縣令夫人眼裏也含著淚水,看向兩人。“請坐吧,還不知兩位如何稱呼?”


    沈芳草和許大柱報了家門。


    金寶瑜也認出沈芳草是上次打過交道的女娘,“是你!我的女兒是你們救的?”


    “芳娘不敢貪功,我們尋去的時候聽說附近寺廟在水裏撿到一個小孩,過去一看才知是您的女兒。”


    金寶瑜後頭也讓縣令派人去附近村落尋過一遍,隻是沒想到小孩被寺廟的人救下。


    “說吧,你們想要什麽報酬?如果是放過許有福他們一家,不可能!”


    “金小姐,我知許有福對您造成傷害,但錯不及家人孩子。而且您的女兒也需要一個身份,光明正大地出現在桃花鎮上。”

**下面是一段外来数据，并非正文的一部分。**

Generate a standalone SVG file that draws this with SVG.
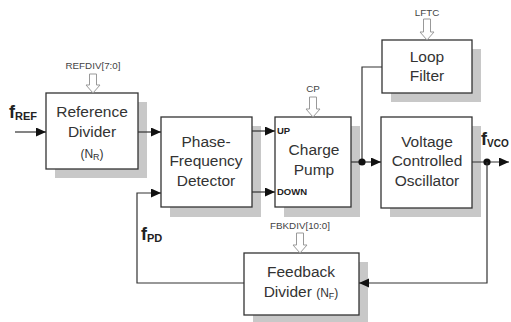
<svg xmlns="http://www.w3.org/2000/svg" width="511" height="322" viewBox="0 0 511 322">
<defs>
<style>
.sh{fill:#c8c8c8}
.bx{fill:#fff;stroke:#333;stroke-width:1.3}
.t{font-family:"Liberation Sans",Arial,sans-serif;font-size:15.5px;fill:#333;text-anchor:middle}
.ts{font-family:"Liberation Sans",Arial,sans-serif;font-size:12px;fill:#333}
.c{font-family:"Liberation Sans",Arial,sans-serif;font-size:9.8px;fill:#444;text-anchor:middle}
.pin{font-family:"Liberation Sans",Arial,sans-serif;font-size:9.5px;font-weight:bold;fill:#222}
.f{font-family:"Liberation Sans",Arial,sans-serif;font-weight:bold;fill:#222}
.ln{fill:none;stroke:#333;stroke-width:1.2}
.ha{fill:#fff;stroke:#999;stroke-width:1}
</style>
<marker id="ah" markerWidth="11" markerHeight="10" refX="10" refY="4.5" orient="auto" markerUnits="userSpaceOnUse">
<path d="M0,0 L10,4.5 L0,9 z" fill="#111"/>
</marker>
</defs>
<rect width="511" height="322" fill="#fff"/>

<g id="fref"><text class="f" x="9" y="118" font-size="18">f<tspan font-size="11" dy="2">REF</tspan></text></g>
<g id="fvco"><text class="f" x="481" y="145" font-size="18">f<tspan font-size="10" dy="2">VCO</tspan></text></g>
<g id="fpd"><text class="f" x="141" y="240" font-size="18">f<tspan font-size="11" dy="2">PD</tspan></text></g>

<g id="refdiv">
<rect class="sh" x="55" y="102" width="92" height="76"/>
<rect class="bx" x="46" y="93" width="92" height="76"/>
<text class="t" x="92" y="117">Reference</text>
<text class="t" x="92" y="137">Divider</text>
<text class="ts" x="92" y="158" text-anchor="middle">(N<tspan font-size="9" dy="2">R</tspan><tspan dy="-2">)</tspan></text>
<text class="c" x="93" y="69">REFDIV[7:0]</text>
<polygon class="ha" points="89.5,74 96.5,74 96.5,85 100,85 93,93 86,85 89.5,85"/>
</g>

<g id="pfd">
<rect class="sh" x="170" y="126" width="91" height="91"/>
<rect class="bx" x="161" y="117" width="91" height="90"/>
<text class="t" x="206" y="147">Phase-</text>
<text class="t" x="206" y="166">Frequency</text>
<text class="t" x="206" y="186">Detector</text>
</g>

<g id="cp">
<rect class="sh" x="284" y="126" width="76" height="91"/>
<rect class="bx" x="275" y="117" width="76" height="90"/>
<text class="t" x="314" y="155">Charge</text>
<text class="t" x="314" y="175">Pump</text>
<text class="pin" x="277" y="134">UP</text>
<text class="pin" x="277" y="195">DOWN</text>
<text class="c" x="313" y="92">CP</text>
<polygon class="ha" points="309.5,97 316.5,97 316.5,109 320,109 313,117 306,109 309.5,109"/>
</g>

<g id="lf">
<rect class="sh" x="391" y="49" width="90" height="53"/>
<rect class="bx" x="382" y="40" width="90" height="53"/>
<text class="t" x="427" y="62">Loop</text>
<text class="t" x="427" y="81">Filter</text>
<text class="c" x="427" y="16">LFTC</text>
<polygon class="ha" points="423.5,19 430.5,19 430.5,32 434,32 427,40 420,32 423.5,32"/>
</g>

<g id="vco">
<rect class="sh" x="390" y="126" width="91" height="91"/>
<rect class="bx" x="381" y="117" width="91" height="91"/>
<text class="t" x="427" y="147">Voltage</text>
<text class="t" x="427" y="166">Controlled</text>
<text class="t" x="427" y="186">Oscillator</text>
</g>

<g id="fbdiv">
<rect class="sh" x="253" y="262" width="115" height="62"/>
<rect class="bx" x="244" y="253" width="115" height="62"/>
<text class="t" x="301" y="277">Feedback</text>
<text class="t" x="301" y="297">Divider <tspan font-size="12">(N<tspan font-size="9" dy="2">F</tspan><tspan dy="-2">)</tspan></tspan></text>
<text class="c" x="300" y="229">FBKDIV[10:0]</text>
<polygon class="ha" points="296.5,233 303.5,233 303.5,245 307,245 300,253 293,245 296.5,245"/>
</g>

<g id="connectors">
<line class="ln" x1="15" y1="132" x2="46" y2="132" marker-end="url(#ah)"/>
<line class="ln" x1="138" y1="132" x2="161" y2="132" marker-end="url(#ah)"/>
<line class="ln" x1="252" y1="131" x2="275" y2="131" marker-end="url(#ah)"/>
<line class="ln" x1="252" y1="192" x2="275" y2="192" marker-end="url(#ah)"/>
<line class="ln" x1="351" y1="162" x2="381" y2="162" marker-end="url(#ah)"/>
<polyline class="ln" points="382,67 362,67 362,162"/>
<circle cx="362" cy="162" r="3.6" fill="#111"/>
<line class="ln" x1="472" y1="162" x2="509" y2="162" marker-end="url(#ah)"/>
<circle cx="487" cy="162" r="3.6" fill="#111"/>
<polyline class="ln" points="487,162 487,283 359,283" marker-end="url(#ah)"/>
<polyline class="ln" points="244,283 137,283 137,193 161,193" marker-end="url(#ah)"/>
</g>
</svg>
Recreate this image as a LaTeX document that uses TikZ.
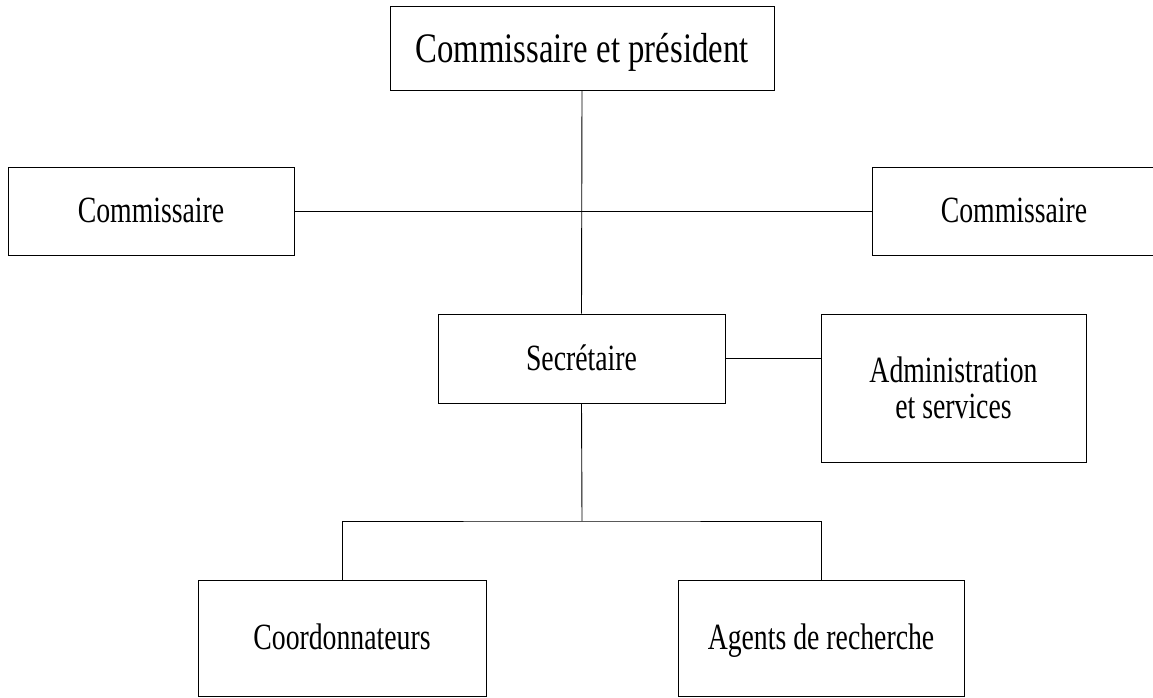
\documentclass[tikz,border=0pt]{standalone}
\usepackage{fontspec}
\setmainfont{Liberation Serif}[FakeStretch=0.75]
\newfontfamily\presfont{Liberation Serif}[FakeStretch=0.78]

\begin{document}
\begin{tikzpicture}[x=1pt, y=-1pt, line width=0.9pt,
    poste/.style={rectangle, draw, inner sep=0pt, align=center,
        font=\fontsize{37}{36}\selectfont},
    ligne/.style={poste, text height=23pt, text depth=0pt}]
    \useasboundingbox (0,0) rectangle (1153,698);

    % Draw the president and the two commissioners
    \node[ligne, minimum width=384pt, minimum height=84pt, text height=30pt,
        font=\presfont\fontsize{42}{44}\selectfont] (pres) at (582,48) {Commissaire et président};
    \node[ligne, minimum width=286pt, minimum height=88pt] (com1) at (151,211) {Commissaire};
    \node[ligne, minimum width=284pt, minimum height=88pt] (com2) at (1014,211) {Commissaire};

    % Draw the secretary and the services under it
    \node[ligne, minimum width=287pt, minimum height=89pt] (secr) at (581.5,358.5) {Secrétaire};
    \node[poste, minimum width=265pt, minimum height=148pt] (admin) at (953.5,388) {Administration\\et services};
    \node[ligne, minimum width=288pt, minimum height=116pt] (coord) at (342,638) {Coordonnateurs};
    \node[ligne, minimum width=286pt, minimum height=116pt] (agents) at (821,638) {Agents de recherche};
    \coordinate (fork) at (582,521);

    % Draw all links
    \draw (pres.south) -- (secr.north); % president to secretary
    \draw (com1.east) -- (com2.west); % commissioner to commissioner
    \draw (secr.east) -- (secr.east -| admin.west); % secretary to services
    \draw (secr.south) -- (fork);
    \draw (coord.north) |- (fork) -| (agents.north); % secretary to both teams

\end{tikzpicture}
\end{document}
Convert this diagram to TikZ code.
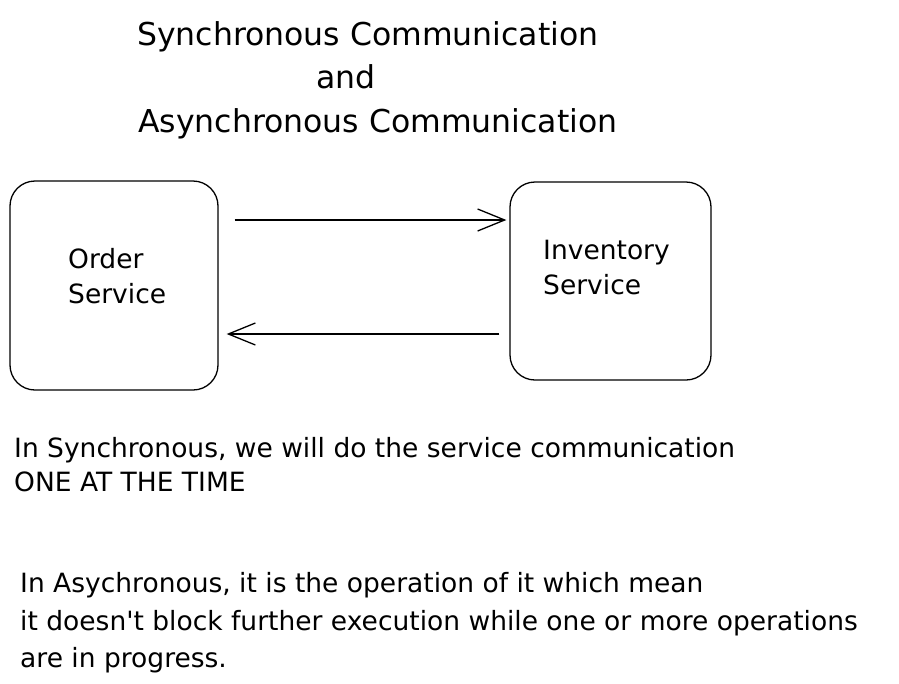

    “你這話何意?我已與許有福一刀兩斷,我的孩子也斷不能認他做父。”


    金寶瑜是沒有和許有福在官府備案的,所以兩人在律法上不存在關係。


    “上天感念您慈悲心腸,故而您在水邊撿到的孩子。與您有什麽關係呢?”


    “你是說……”


    倒是縣令夫人明白過來,沈芳草的意思是把孩子托到上天旨意。


    “但許有福他們知道孩子的身世,可能上天懲罰我頭腦不清。孩子……生來就是六指。”


    “六指?嬌嬌兒,你竟從未說起!”縣令夫人把母女二人攏在懷裏,愈發心疼。


    在古代,多指少指都視為不詳。所以這也是金寶瑜不為自家娘親道的原因。


    “縣令夫人,金小姐,我有個大膽的辦法,不知兩位可要聽聽?”


    沈芳草把事先準備好斷六指的藥書古籍遞給她們。大周朝自然有治療斷腿和斷指的案例,失敗居多,多是因為患者在術後高燒不退,所以導致失敗。


    畢竟這事關一個小孩的安危,沈芳草和許大柱細細得研磨了一番,又和女王大人求證過。


    隻要斷指後沒發熱便是成功了。


    而擔心術中小孩會哭鬧,沈芳草也早已在商城買好了麻醉藥。


    小孩小是做斷指手術的最佳時期,恢複得也快。


    縣令夫人和金寶瑜不放過古籍上的一字一句,細細研讀。同時金寶瑜內心也在糾結:若做成功了?小孩便能光明正大出現在人前;但若是失敗了,她將再次失去她的乖乖兒。


    “你有幾成把握?”金寶瑜抬頭望向沈芳草。


    “八成。”


    “好,那我便信你一回。”


    來之前沈芳草把小孩喂飽,現在她睡得很乖。沈芳草讓縣令夫人去請回春堂的林大夫,她已和林大夫溝通好,而且林大夫也有切指的經驗。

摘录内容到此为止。